Pain and dementia are common in older people, and impaired cognitive abilities make it difficult for them to communicate their pain. Pain, if poorly managed, impairs health and well-being. Accurate pain assessment in this vulnerable group is challenging for hospital staff, but essential for appropriate management. Robust methods for identifying, assessing and managing pain are needed.
Aims and objectives
Two studies were undertaken to inform the development of a decision support tool to aid hospital staff in the recognition, assessment and management of pain. The first was a meta-review of systematic reviews of observational pain assessment instruments with three objectives: (1) to identify the tools available to assess pain in adults with dementia; (2) to identify in which settings they were used and with what patient populations; and (3) to assess their reliability, validity and clinical utility. The second was a multisite observational study in hospitals with four objectives: (1) to identify information currently used by clinicians when detecting and managing pain in patients with dementia; (2) to explore existing processes for detecting and managing pain in these patients; (3) to identify the role (actual/potential) of carers in this process; and (4) to explore the organisational context in which health professionals operate. Findings also informed development of health economics data collection forms to evaluate the implementation of a new decision support intervention in hospitals.

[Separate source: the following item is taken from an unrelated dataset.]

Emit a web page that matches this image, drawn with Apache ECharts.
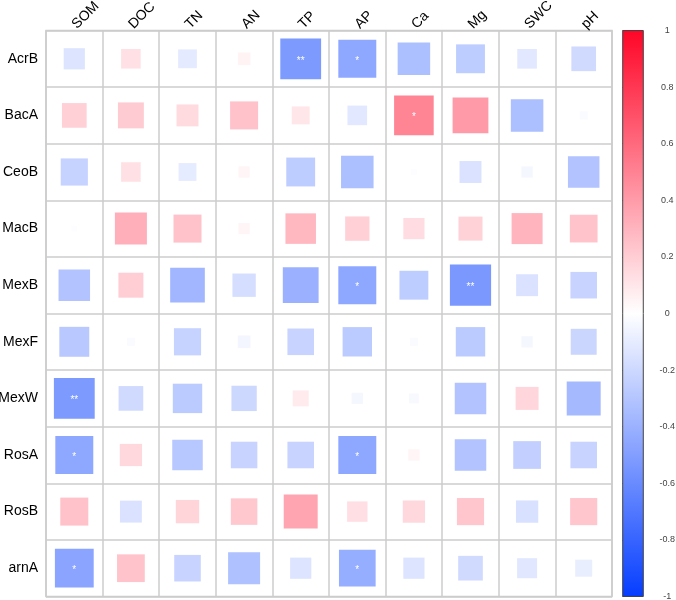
<!DOCTYPE html>
<html>
<head>
<meta charset="utf-8">
<script src="https://cdn.jsdelivr.net/npm/echarts@6/dist/echarts.min.js"></script>
<style>
  html, body { margin: 0; padding: 0; background: #fff; }
  #chart { width: 676px; height: 600px; }
</style>
</head>
<body>
<div id="chart"></div>
<script>
// column / row names
const cols = ['SOM', 'DOC', 'TN', 'AN', 'TP', 'AP', 'Ca', 'Mg', 'SWC', 'pH'];
const rows = ['AcrB', 'BacA', 'CeoB', 'MacB', 'MexB', 'MexF', 'MexW', 'RosA', 'RosB', 'arnA'];

// correlation values, one array per row (order = cols)
const acrB = [-0.14, 0.12, -0.11, 0.05, -0.52, -0.45, -0.33, -0.26, -0.12, -0.19];
const bacA = [0.19, 0.21, 0.15, 0.245, 0.10, -0.12, 0.49, 0.40, -0.33, -0.02];
const ceoB = [-0.23, 0.12, -0.10, 0.04, -0.26, -0.33, -0.01, -0.15, -0.04, -0.31];
const macB = [-0.01, 0.32, 0.245, 0.04, 0.29, 0.185, 0.14, 0.18, 0.30, 0.24];
const mexB = [-0.31, 0.195, -0.375, -0.17, -0.40, -0.45, -0.26, -0.53, -0.15, -0.22];
const mexF = [-0.28, -0.02, -0.23, -0.05, -0.22, -0.27, -0.02, -0.27, -0.04, -0.21];
const mexW = [-0.52, -0.19, -0.27, -0.20, 0.08, -0.04, -0.03, -0.31, 0.165, -0.36];
const rosA = [-0.45, 0.155, -0.29, -0.22, -0.22, -0.45, 0.04, -0.31, -0.24, -0.22];
const rosB = [0.245, -0.15, 0.17, 0.22, 0.36, 0.13, 0.155, 0.23, -0.155, 0.23];
const arnA = [-0.47, 0.24, -0.22, -0.32, -0.14, -0.42, -0.14, -0.19, -0.125, -0.09];
const matrix = [acrB, bacA, ceoB, macB, mexB, mexF, mexW, rosA, rosB, arnA];

// significance marks: [row, col, label]
const sigMarks = [
  ['AcrB', 'TP', '**'], ['AcrB', 'AP', '*'], ['BacA', 'Ca', '*'],
  ['MexB', 'AP', '*'], ['MexB', 'Mg', '**'], ['MexW', 'SOM', '**'],
  ['RosA', 'SOM', '*'], ['RosA', 'AP', '*'], ['arnA', 'SOM', '*'], ['arnA', 'AP', '*']
];

// colour bar ticks
const barTicks = [1, 0.8, 0.6, 0.4, 0.2, 0, -0.2, -0.4, -0.6, -0.8, -1];
const palette = ['#053DFF', '#FFFFFF', '#FF0527'];

const font = "'Liberation Sans', Arial, sans-serif";

let data = [];
for (let i = 0; i < rows.length; i++) {
  for (let j = 0; j < cols.length; j++) {
    let s = sigMarks.find(m => m[0] === rows[i] && m[1] === cols[j]);
    data.push([j, i, matrix[i][j], s ? s[2] : '']);
  }
}

const chart = echarts.init(document.getElementById('chart'));

chart.setOption({
  animation: false,
  textStyle: { fontFamily: font },
  visualMap: {
    show: false,
    seriesIndex: 0,
    dimension: 2,
    min: -1,
    max: 1,
    inRange: { color: palette }
  },
  grid: [
    { left: 46, top: 30.5, width: 566, height: 566, outerBoundsMode: 'none', containLabel: false,
      show: true, borderColor: '#cccccc', borderWidth: 1.5 },
    { left: 622.7, top: 30.5, width: 20.6, height: 566, outerBoundsMode: 'none', containLabel: false }
  ],
  xAxis: [
    {
      gridIndex: 0,
      type: 'category',
      data: cols,
      position: 'top',
      axisLine: { show: false },
      axisTick: { show: false },
      axisLabel: { rotate: -45, fontSize: 14, color: '#000', margin: 4 },
      splitLine: { show: true, interval: 0, lineStyle: { color: '#cccccc', width: 1.5 } }
    },
    { gridIndex: 1, type: 'value', min: 0, max: 1, show: false }
  ],
  yAxis: [
    {
      gridIndex: 0,
      type: 'category',
      data: rows,
      inverse: true,
      axisLine: { show: false },
      axisTick: { show: false },
      axisLabel: { fontSize: 14, color: '#000', margin: 8 },
      splitLine: { show: true, interval: 0, lineStyle: { color: '#cccccc', width: 1.5 } }
    },
    {
      gridIndex: 1,
      type: 'value',
      min: -1,
      max: 1,
      interval: 0.2,
      position: 'right',
      axisLine: { show: false },
      axisTick: { show: true, length: 4, lineStyle: { color: '#333' } },
      splitLine: { show: false },
      axisLabel: {
        fontSize: 9,
        color: '#444',
        align: 'center',
        margin: 24,
        formatter: v => barTicks.indexOf(+v.toFixed(1)) >= 0 ? String(+v.toFixed(1)) : ''
      }
    }
  ],
  series: [
    {
      type: 'custom',
      xAxisIndex: 0,
      yAxisIndex: 0,
      data: data,
      encode: { x: 0, y: 1 },
      renderItem: function (params, api) {
        let c = api.coord([api.value(0), api.value(1)]);
        let cell = api.size([1, 1]);
        let r = api.value(2);
        let side = Math.sqrt(Math.abs(r)) * cell[0];
        let label = data[params.dataIndex][3];
        let children = [{
          type: 'rect',
          shape: { x: c[0] - side / 2, y: c[1] - side / 2, width: side, height: side },
          style: { fill: api.visual('color') }
        }];
        if (label) {
          children.push({
            type: 'text',
            style: {
              text: label, x: c[0], y: c[1] + 2, fill: '#fff',
              fontSize: 10, align: 'center', verticalAlign: 'middle', fontFamily: font
            }
          });
        }
        return { type: 'group', children: children };
      }
    },
    {
      // colour bar
      type: 'custom',
      xAxisIndex: 1,
      yAxisIndex: 1,
      data: [[0, 1, 1, -1]],
      renderItem: function (params, api) {
        let p1 = api.coord([api.value(0), api.value(1)]);
        let p2 = api.coord([api.value(2), api.value(3)]);
        return {
          type: 'rect',
          shape: { x: p1[0], y: p1[1], width: p2[0] - p1[0], height: p2[1] - p1[1] },
          style: {
            fill: new echarts.graphic.LinearGradient(0, 0, 0, 1, [
              { offset: 0, color: palette[2] },
              { offset: 0.5, color: palette[1] },
              { offset: 1, color: palette[0] }
            ]),
            stroke: '#444',
            lineWidth: 1
          }
        };
      }
    }
  ]
});
</script>
</body>
</html>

For the meta-review of systematic reviews, 12 databases were searched. Reviews of observational pain assessment instruments that provided psychometric data were included. Papers were quality assessed and data combined using narrative synthesis. The observational study used an ethnographic approach in 11 wards in four UK hospitals. This included non-participant observation of 31 patients, audits of patient records, semistructured interviews with 52 staff and four carers, informal conversations with staff and carers and analysis of ward documents and policies. Thematic analysis of the data was undertaken by the project team.
Data from eight systematic reviews including 28 tools were included in the meta-review. Most tools showed moderate to good reliability, but information about validity, feasibility and clinical utility was scarce. The observational study showed complex ward cultures and routines, with variations in time spent with patients, communication patterns and management practices. Carer involvement was rare. No pain decision support tools were observed in practice. Information about pain was elicited in different ways, at different times, by different health-care staff and recorded in separate documents. Individual staff made sense of patients’ pain by creating their own ‘overall picture’ from available information.

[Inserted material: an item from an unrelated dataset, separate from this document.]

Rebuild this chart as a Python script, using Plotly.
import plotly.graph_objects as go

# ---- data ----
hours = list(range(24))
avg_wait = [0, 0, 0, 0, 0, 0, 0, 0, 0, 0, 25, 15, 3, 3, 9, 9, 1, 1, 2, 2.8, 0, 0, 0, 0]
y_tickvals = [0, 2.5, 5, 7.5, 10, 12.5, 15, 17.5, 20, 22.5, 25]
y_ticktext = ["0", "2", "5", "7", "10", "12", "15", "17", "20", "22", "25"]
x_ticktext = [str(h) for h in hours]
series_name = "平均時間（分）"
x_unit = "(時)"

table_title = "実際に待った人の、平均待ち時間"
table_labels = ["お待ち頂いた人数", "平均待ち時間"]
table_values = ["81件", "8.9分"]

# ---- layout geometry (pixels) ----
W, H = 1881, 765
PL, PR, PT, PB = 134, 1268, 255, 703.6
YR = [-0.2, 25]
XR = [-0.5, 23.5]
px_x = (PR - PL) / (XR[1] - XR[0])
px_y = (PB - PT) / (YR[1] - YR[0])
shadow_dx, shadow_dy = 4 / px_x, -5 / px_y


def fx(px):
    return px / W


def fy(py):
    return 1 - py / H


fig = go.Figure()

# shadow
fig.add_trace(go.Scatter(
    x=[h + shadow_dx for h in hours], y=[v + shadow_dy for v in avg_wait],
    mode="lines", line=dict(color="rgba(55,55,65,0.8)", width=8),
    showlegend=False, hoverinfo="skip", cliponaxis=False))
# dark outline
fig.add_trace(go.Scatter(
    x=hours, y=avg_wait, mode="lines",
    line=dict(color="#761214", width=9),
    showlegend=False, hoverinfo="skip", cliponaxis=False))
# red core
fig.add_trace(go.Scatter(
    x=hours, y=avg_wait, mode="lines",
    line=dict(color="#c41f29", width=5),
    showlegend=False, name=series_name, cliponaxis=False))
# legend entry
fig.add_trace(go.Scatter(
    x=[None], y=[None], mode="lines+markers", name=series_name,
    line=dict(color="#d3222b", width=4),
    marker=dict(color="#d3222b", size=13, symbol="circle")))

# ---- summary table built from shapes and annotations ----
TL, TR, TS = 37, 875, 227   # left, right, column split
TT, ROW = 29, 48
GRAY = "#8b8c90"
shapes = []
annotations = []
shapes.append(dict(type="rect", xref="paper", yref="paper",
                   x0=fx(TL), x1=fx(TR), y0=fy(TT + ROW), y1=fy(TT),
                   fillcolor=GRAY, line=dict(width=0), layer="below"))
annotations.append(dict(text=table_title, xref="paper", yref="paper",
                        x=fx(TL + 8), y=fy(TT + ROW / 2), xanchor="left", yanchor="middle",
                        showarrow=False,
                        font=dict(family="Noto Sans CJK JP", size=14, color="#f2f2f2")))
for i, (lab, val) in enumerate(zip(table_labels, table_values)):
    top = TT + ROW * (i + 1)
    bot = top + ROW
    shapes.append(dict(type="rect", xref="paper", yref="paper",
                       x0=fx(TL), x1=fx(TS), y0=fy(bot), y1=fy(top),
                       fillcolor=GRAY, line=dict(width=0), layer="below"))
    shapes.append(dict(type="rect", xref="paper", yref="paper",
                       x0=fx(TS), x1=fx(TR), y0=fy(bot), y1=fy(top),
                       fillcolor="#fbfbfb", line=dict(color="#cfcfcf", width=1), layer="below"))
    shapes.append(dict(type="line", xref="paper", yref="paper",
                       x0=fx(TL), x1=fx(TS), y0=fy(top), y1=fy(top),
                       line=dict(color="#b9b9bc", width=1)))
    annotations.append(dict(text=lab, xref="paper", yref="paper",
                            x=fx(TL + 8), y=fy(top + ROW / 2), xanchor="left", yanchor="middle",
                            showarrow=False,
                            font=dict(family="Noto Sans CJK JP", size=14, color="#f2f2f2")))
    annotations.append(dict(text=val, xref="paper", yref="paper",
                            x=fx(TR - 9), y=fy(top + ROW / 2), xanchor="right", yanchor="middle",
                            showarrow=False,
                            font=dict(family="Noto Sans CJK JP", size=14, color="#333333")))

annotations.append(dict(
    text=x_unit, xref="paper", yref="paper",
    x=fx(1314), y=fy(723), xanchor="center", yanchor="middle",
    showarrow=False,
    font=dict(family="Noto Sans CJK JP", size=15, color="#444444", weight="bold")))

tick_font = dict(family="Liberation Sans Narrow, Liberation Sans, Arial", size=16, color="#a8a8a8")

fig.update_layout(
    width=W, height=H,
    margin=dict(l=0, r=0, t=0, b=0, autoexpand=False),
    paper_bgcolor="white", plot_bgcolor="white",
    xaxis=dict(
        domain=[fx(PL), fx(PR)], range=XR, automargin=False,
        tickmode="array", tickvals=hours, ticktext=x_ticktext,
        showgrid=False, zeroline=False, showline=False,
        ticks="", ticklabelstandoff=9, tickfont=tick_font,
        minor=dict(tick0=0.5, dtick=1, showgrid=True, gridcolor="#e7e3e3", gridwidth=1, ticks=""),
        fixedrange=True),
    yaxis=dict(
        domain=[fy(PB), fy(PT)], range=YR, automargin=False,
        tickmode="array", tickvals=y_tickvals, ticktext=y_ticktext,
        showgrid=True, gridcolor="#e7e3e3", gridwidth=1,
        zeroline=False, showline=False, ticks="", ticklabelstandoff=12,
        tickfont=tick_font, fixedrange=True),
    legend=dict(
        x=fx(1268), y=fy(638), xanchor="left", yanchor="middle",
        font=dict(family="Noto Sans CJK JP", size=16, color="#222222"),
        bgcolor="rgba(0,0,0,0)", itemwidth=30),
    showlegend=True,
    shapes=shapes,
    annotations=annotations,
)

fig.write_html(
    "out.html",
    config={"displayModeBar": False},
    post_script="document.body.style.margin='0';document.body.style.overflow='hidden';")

Grey literature and non-English-language papers were excluded from the meta-review. Sample sizes in the observational study were smaller than planned owing to poor documentation of patients’ dementia diagnoses, gatekeeping by staff and difficulties in gaining consent/assent. Many patients had no or geographically distant carers, or a spouse who was too unwell and/or reluctant to participate.
No single observational pain scale was clearly superior to any other. The traditional linear concept of pain being assessed, treated and reassessed by single individuals did not ‘fit’ with clinical reality. A new approach enabling effective communication among patients, carers and staff, centralised recording of pain-related information, and an extended range of pain management interventions is proposed [Pain And Dementia Decision Support (PADDS)]. This was not tested with users, but a follow-on study aims to codesign PADDS with carers and clinicians, then introduce education on staff/patient/carer communications and use of PADDS within a structured implementation plan. PADDS will need to be tested in differing ward contexts.